Eric Lorberer was so thrilled to be introducing writer Joy Williams at the Twin Cities Book Festival on Saturday that he could hardly believe it was true.
"So somebody tweet it so I'll believe it," he said, a joke, of course, since Lorberer is not on social media—not on Twitter, not on Facebook, only occasionally on e-mail.
But there was Williams, in black cowboy boots and sunglasses, smiling broadly, standing up, reading her classic story, "Escapes," which was the title piece of a 1990 collection and is now included in her new book, "The Visiting Privilege."
"Writers pretty much line up to praise the grace and mastery that she brings," Lorberer said. He wasn't't the only one in awe of Williams; British novelist Rupert Thomson, himself a featured author at the event, was in the front row, and later he tweeted (because he is on Twitter), "Would not have missed Joy Williams reading 'Escapes' for the world @TCBF15."
Williams is 71, thin and wiry. Her stories are "quirky and ominous," said the New York Times; the "dark at the end of the tunnel."

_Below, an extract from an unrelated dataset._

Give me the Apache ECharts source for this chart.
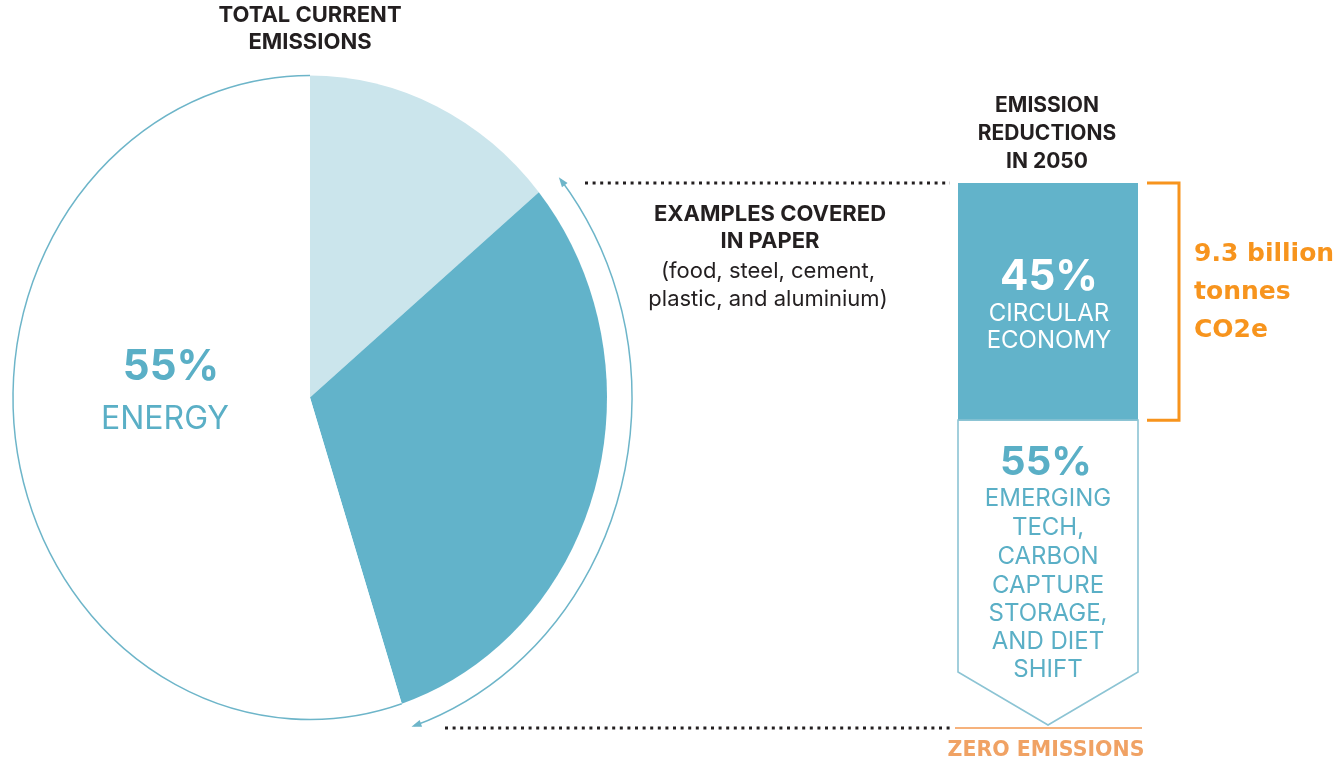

The characters are children in danger, children who are abandoned or neglected; people on the edge; and animals, always animals.
"We don't rule the world as much as we think we do," Williams told the festival crowd. "So much of it is inhuman. An animal blesses the story for me. Every story needs an animal."
Williams writes short stories, novels, and essays—her essays, she says, are not balanced or measured, but fierce. "I don't care about them being balanced. I don't care about them being subtle," she said. "I want to produce rage in the reader."